Hamilton was pointing to some deeper knowledge of Jefferson’s private life, perhaps his knowledge of Jefferson’s liaison with Sally Hemings, based on reports from Angelica Church. Notably, Hamilton again used Julius Caesar as an example of the worst sort of tyrant, not as history’s greatest man.

In responding to Washington’s call for toleration, the only difference between Hamilton and Jefferson was that Hamilton wielded his own pen while Jefferson employed proxies. Between September 26 and December 31, 1792, six essays entitled “Vindication of Mr. Jefferson” came out in the American Daily Advertiser. Jefferson’s protégé from Virginia, Senator James Monroe, wrote five of them and Madison the sixth. The two men had conferred at length with Jefferson at Monticello, and Jefferson sent seven letters to Madison, which Monroe drew freely on in his articles. Monroe tried to exculpate Jefferson from charges that he had opposed the Constitution and wished to repudiate the national debt. In one essay, “A Candid State of Parties,” Madison described the Hamiltonians as “more partial to the opulent than to the other classes of society” and said they wanted to conduct government by “the pageantry of rank, the influence of money and emoluments, and the terror of military force.”82 Before writing the article, Madison received word from John Beckley, clerk of the House of Representatives, that Hamilton had declared unequivocally that Madison was “his personal and political enemy.”83 Things had reached a frenzied state that would have been inconceivable to Hamilton and Madison five years earlier, when they started The Federalist.

Before breakfast on the morning of October 1, 1792, Jefferson met with George Washington at Mount Vernon and again tried to convince him that Hamilton headed a monarchist plot.

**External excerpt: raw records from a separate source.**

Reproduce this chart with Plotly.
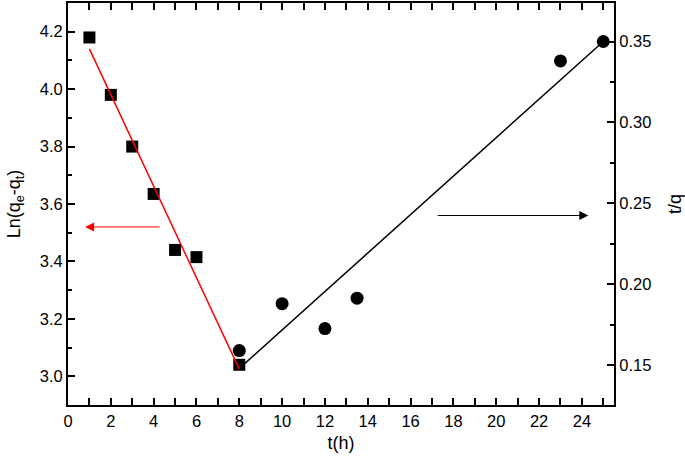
import plotly.graph_objects as go

# Pseudo-first-order data (left axis)
t_ln = [1, 2, 3, 4, 5, 6, 8]
ln_qe_qt = [4.18, 3.98, 3.80, 3.635, 3.44, 3.415, 3.04]
fit_ln_t = [1, 8]
fit_ln_y = [4.14, 3.025]

# Pseudo-second-order data (right axis)
t_q = [8, 10, 12, 13.5, 23, 25]
t_over_q = [0.159, 0.188, 0.1726, 0.1914, 0.338, 0.35]
fit_tq_t = [8, 25]
fit_tq_y = [0.148, 0.35]

FONT = "Liberation Sans, Arial, sans-serif"

fig = go.Figure()

fig.add_trace(go.Scatter(
    x=t_ln, y=ln_qe_qt, mode="markers",
    marker=dict(symbol="square", size=12, color="black"),
    showlegend=False,
))
fig.add_trace(go.Scatter(
    x=fit_ln_t, y=fit_ln_y, mode="lines",
    line=dict(color="red", width=1.5), showlegend=False,
))
fig.add_trace(go.Scatter(
    x=t_q, y=t_over_q, mode="markers", yaxis="y2",
    marker=dict(symbol="circle", size=13, color="black"),
    showlegend=False,
))
fig.add_trace(go.Scatter(
    x=fit_tq_t, y=fit_tq_y, mode="lines", yaxis="y2",
    line=dict(color="black", width=1.5), showlegend=False,
))

# arrows pointing to the relevant axis
fig.add_annotation(x=0.8, y=3.52, ax=4.35, ay=3.52, xref="x", yref="y",
                   axref="x", ayref="y", text="", showarrow=True,
                   arrowhead=2, arrowsize=1.8, arrowwidth=1, arrowcolor="red")
fig.add_annotation(x=24.3, y=3.56, ax=17.2, ay=3.56, xref="x", yref="y",
                   axref="x", ayref="y", text="", showarrow=True,
                   arrowhead=2, arrowsize=1.8, arrowwidth=1, arrowcolor="black")

axis_common = dict(
    showline=True, linecolor="black", linewidth=2,
    showgrid=False, zeroline=False, automargin=False,
    ticks="inside", ticklen=7, tickwidth=1.5, tickcolor="black",
    tickfont=dict(family=FONT, size=16.5, color="black"),
)

fig.update_layout(
    width=685, height=463,
    margin=dict(l=68, r=71, t=3, b=58),
    paper_bgcolor="white", plot_bgcolor="white",
    xaxis=dict(
        range=[0, 25.5], dtick=2, tick0=0, mirror="allticks",
        minor=dict(dtick=1, ticks="inside", ticklen=4, tickcolor="black"),
        title=dict(text="t(h)", font=dict(family=FONT, size=18, color="black"), standoff=8),
        **axis_common,
    ),
    yaxis=dict(
        range=[2.9, 4.3], dtick=0.2, tick0=3.0, tickformat=".1f",
        minor=dict(dtick=0.1, ticks="inside", ticklen=4, tickcolor="black"),
        title=dict(text="Ln(q<sub>e</sub>-q<sub>t</sub>)",
                   font=dict(family=FONT, size=18, color="black"), standoff=14),
        **axis_common,
    ),
    yaxis2=dict(
        range=[0.1254, 0.3738], dtick=0.05, tick0=0.15, tickformat=".2f",
        overlaying="y", side="right",
        minor=dict(dtick=0.025, ticks="inside", ticklen=4, tickcolor="black"),
        title=dict(text="t/q", font=dict(family=FONT, size=18, color="black"), standoff=18),
        **axis_common,
    ),
)

# drop the browser's default body margin so the figure fills the window
fig.write_html("out.html", config={"displayModeBar": False},
               post_script="document.body.style.margin='0';")
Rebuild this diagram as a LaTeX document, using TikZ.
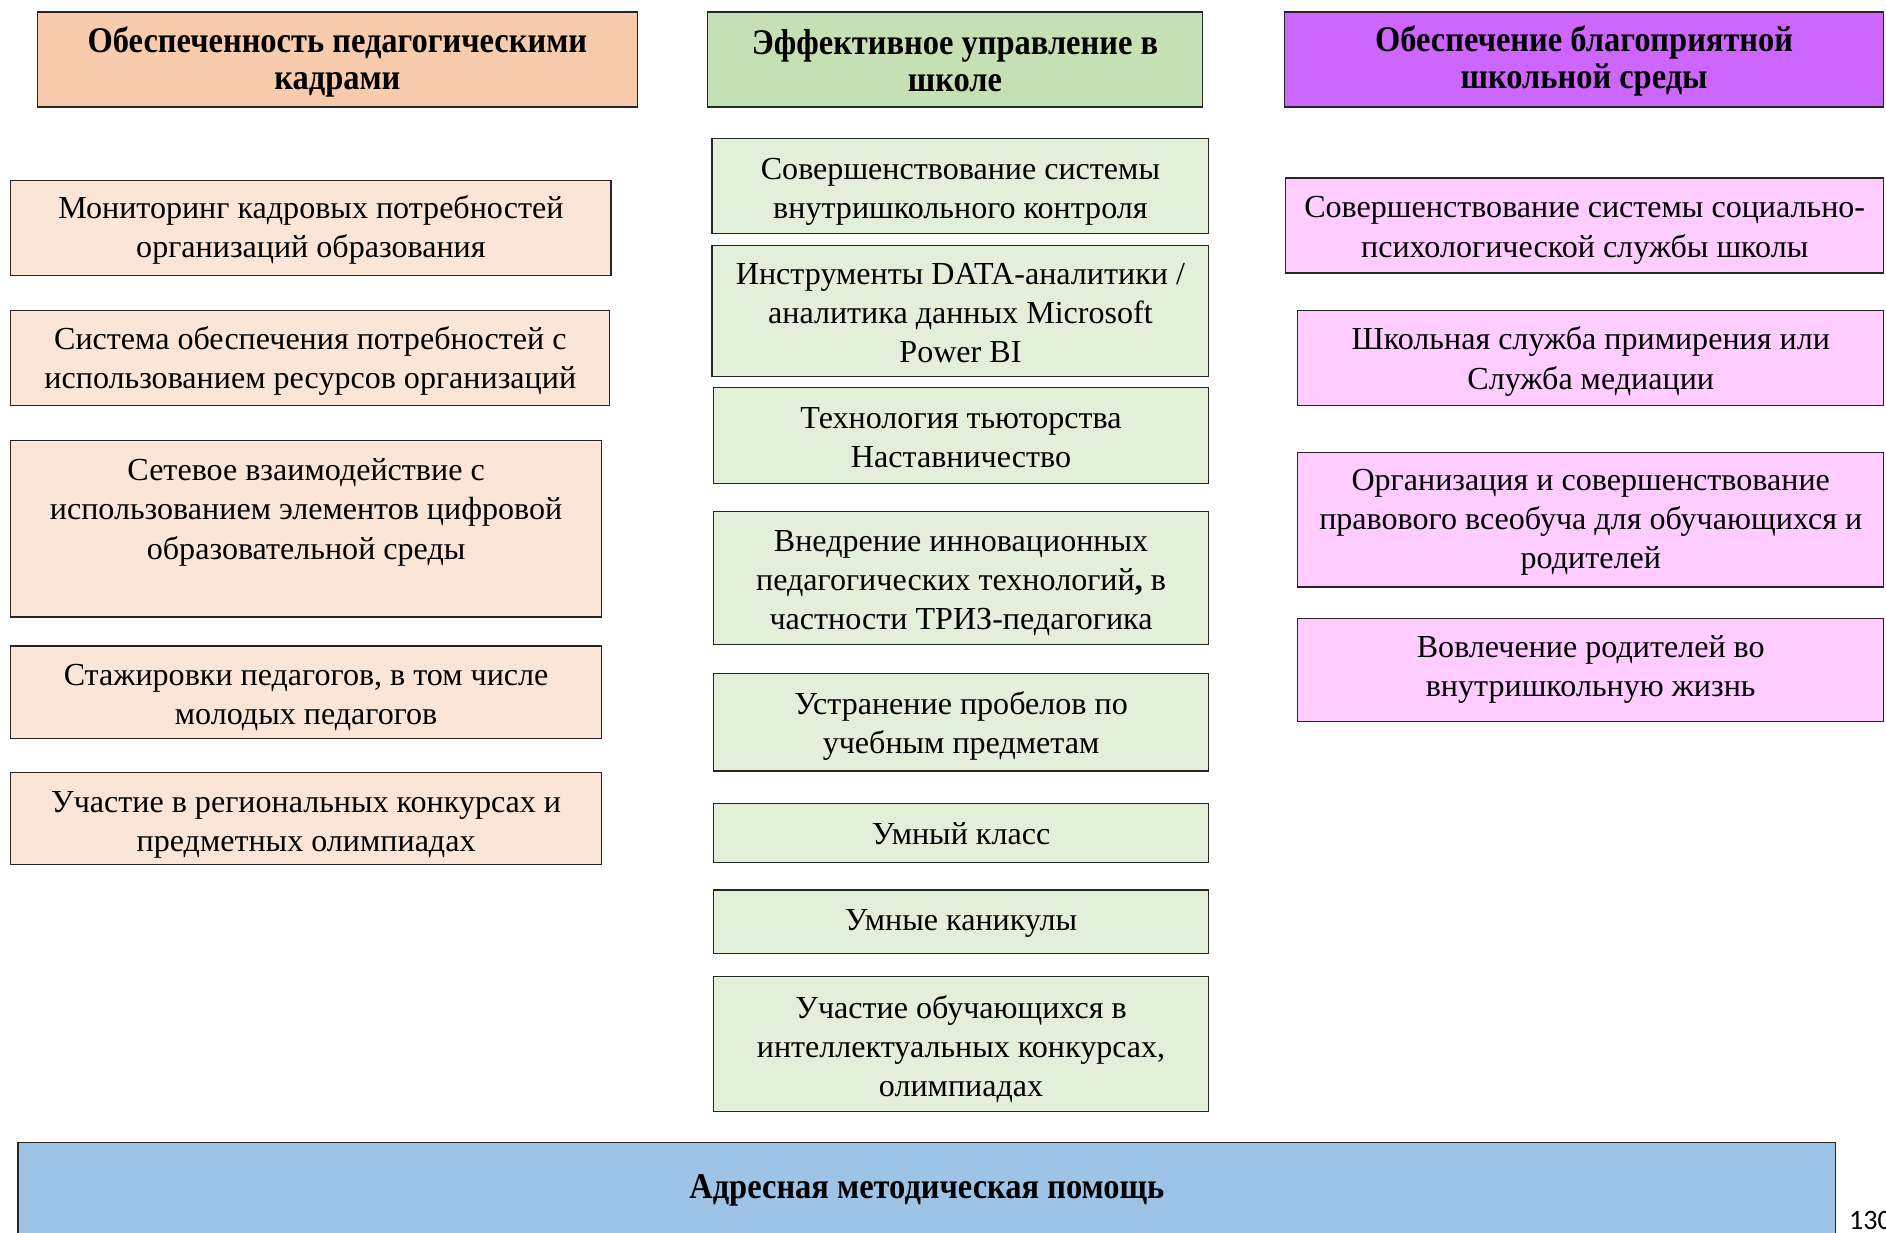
\documentclass[tikz,border=0pt]{standalone}
\usepackage{fontspec}
\setmainfont{Liberation Serif}
\newfontfamily\hdfont[FakeStretch=0.9]{Liberation Serif}
\newfontfamily\pgfont{Carlito}
\definecolor{hOrange}{HTML}{F8CBAD}
\definecolor{bOrange}{HTML}{FBE5D6}
\definecolor{hGreen}{HTML}{C5E0B4}
\definecolor{bGreen}{HTML}{E2F0D9}
\definecolor{hPurple}{HTML}{CC66FF}
\definecolor{bPink}{HTML}{FFCCFF}
\definecolor{bBlue}{HTML}{9DC3E6}
\definecolor{edge}{HTML}{262626}
\tikzset{
  boxbase/.style={rectangle, draw=edge, line width=0.6pt, inner sep=0pt, outer sep=0pt},
  ho/.style={boxbase, fill=hOrange},
  bo/.style={boxbase, fill=bOrange},
  hg/.style={boxbase, fill=hGreen},
  bg/.style={boxbase, fill=bGreen},
  hp/.style={boxbase, fill=hPurple},
  bp/.style={boxbase, fill=bPink},
  bb/.style={boxbase, fill=bBlue},
  txt/.style={align=center, inner sep=0pt, font=\fontsize{16}{19.5}\selectfont},
  hdtxt/.style={align=center, inner sep=0pt, font=\hdfont\bfseries\fontsize{18}{18.2}\selectfont},
}
% name, style, x1, y1, x2, y2, dy, text style, text
\newcommand\bx[9]{%
  \node[#2, minimum width={(#5-#3)*0.6pt}, minimum height={(#6-#4)*0.6pt}] (#1) at ({(#3+#5)/2},{(#4+#6)/2}) {};
  \node[#8] (#1-t) at ({(#3+#5)/2},{(#4+#6)/2+#7}) {#9};}
\begin{document}
\begin{tikzpicture}[x=0.6pt, y=-0.6pt]
\clip (0,0) rectangle (1568,1025);
\fill[white] (0,0) rectangle (1568,1025);
% headers
\bx{h1}{ho}{31}{10}{530}{89}{2}{hdtxt}{Обеспеченность педагогическими\\кадрами}
\bx{h2}{hg}{588}{10}{1000}{89}{1}{hdtxt}{Эффективное управление в\\школе}
\bx{h3}{hp}{1068}{10}{1566}{89}{1}{hdtxt}{Обеспечение благоприятной\\школьной среды}
% left column
\bx{l1}{bo}{9}{150}{508}{229}{1.5}{txt}{Мониторинг кадровых потребностей\\организаций образования}
\bx{l2}{bo}{9}{258}{507}{337}{2.5}{txt}{Система обеспечения потребностей с\\использованием ресурсов организаций}
\bx{l3}{bo}{9}{366}{500}{513}{-13.5}{txt}{Сетевое взаимодействие с\\использованием элементов цифровой\\образовательной среды}
\bx{l4}{bo}{9}{537}{500}{614}{4}{txt}{Стажировки педагогов, в том числе\\молодых педагогов}
\bx{l5}{bo}{9}{642}{500}{719}{5}{txt}{Участие в региональных конкурсах и\\предметных олимпиадах}
% middle column
\bx{m1}{bg}{592}{115}{1005}{194}{5}{txt}{Совершенствование системы\\внутришкольного контроля}
\bx{m2}{bg}{592}{204}{1005}{313}{1.5}{txt}{Инструменты DATA-аналитики /\\аналитика данных Microsoft\\Power BI}
\bx{m3}{bg}{593}{322}{1005}{402}{2}{txt}{Технология тьюторства\\Наставничество}
\bx{m4}{bg}{593}{425}{1005}{536}{4}{txt}{Внедрение инновационных\\педагогических технологий\textbf{,} в\\частности ТРИЗ-педагогика}
\bx{m5}{bg}{593}{560}{1005}{641}{3}{txt}{Устранение пробелов по\\учебным предметам}
\bx{m6}{bg}{593}{668}{1005}{717}{0.5}{txt}{Умный класс}
\bx{m7}{bg}{593}{740}{1005}{793}{1}{txt}{Умные каникулы}
\bx{m8}{bg}{593}{812}{1005}{924}{4}{txt}{Участие обучающихся в\\интеллектуальных конкурсах,\\олимпиадах}
% right column
\bx{r1}{bp}{1069}{148}{1566}{227}{4}{txt}{Совершенствование системы социально-\\психологической службы школы}
\bx{r2}{bp}{1079}{258}{1566}{337}{3}{txt}{Школьная служба примирения или\\Служба медиации}
\bx{r3}{bp}{1079}{376}{1566}{488}{2.5}{txt}{Организация и совершенствование\\правового всеобуча для обучающихся и\\родителей}
\bx{r4}{bp}{1079}{514}{1566}{600}{-0.5}{txt}{Вовлечение родителей во\\внутришкольную жизнь}
% bottom
\bx{bt}{bb}{15}{950}{1526}{1060}{-15}{hdtxt}{Адресная методическая помощь}
\node[anchor=base west, inner sep=0pt, font=\pgfont\fontsize{14}{16}\selectfont] (pg) at (1537,1022) {130};
\end{tikzpicture}
\end{document}
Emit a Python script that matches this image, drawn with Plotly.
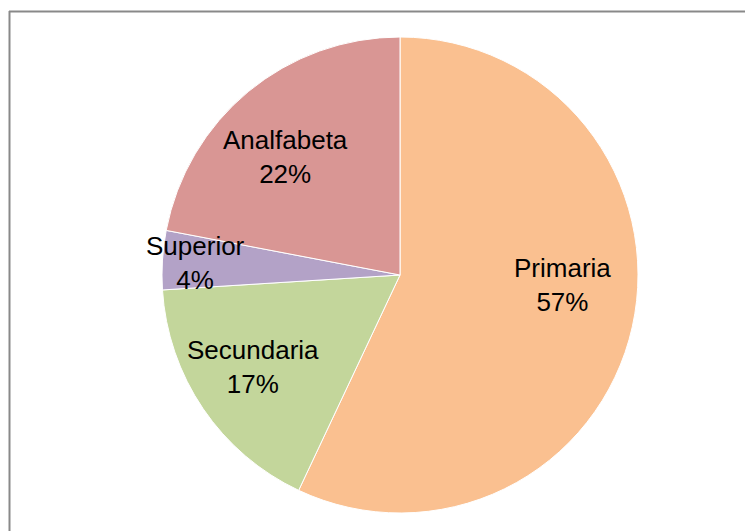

According to Jefferson, Hamilton had told him that the “Constitution was a shilly-shally thing of mere milk and water, which could not last and was only good as a step to something better.”84 Washington now lost all patience with Jefferson and his obsessive belief in a nonexistent plot. He told him that “as to the idea of transforming this government into a monarchy, he did not believe there were ten men in the United States whose opinions were worth attention who entertained such a thought.”85Washington also made it plain that he supported Hamilton’s funding system because it had worked. “That for himself, he had seen our affairs desperate and our credit lost, and that this was in a sudden and extraordinary degree raised to the highest pitch,” Jefferson later wrote.86 Washington said that it did not bother him that some legislators owned government debt, because some self-interest was inescapable in any government.

Because the president sided with his much younger rival, Jefferson concluded grumpily that the president’s brain must be enfeebled by age and that his opinions showed “a willingness to let others act and even think for him.”87 In despair, Jefferson repeated his intention to retire from the State Department at the end of Washington’s first term (March 1793), though he was to linger until the end of that year. Hamilton had flowered in office and found his identity there, while Jefferson hated the paperwork, had wearied of contesting administration policies, and daydreamed about a return to more peaceful pursuits at Monticello. The job had trapped him among political enemies, and he knew it would be easier to build up his following outside of office. There was no longer any point in trying to convert George Washington. Alexander Hamilton had won.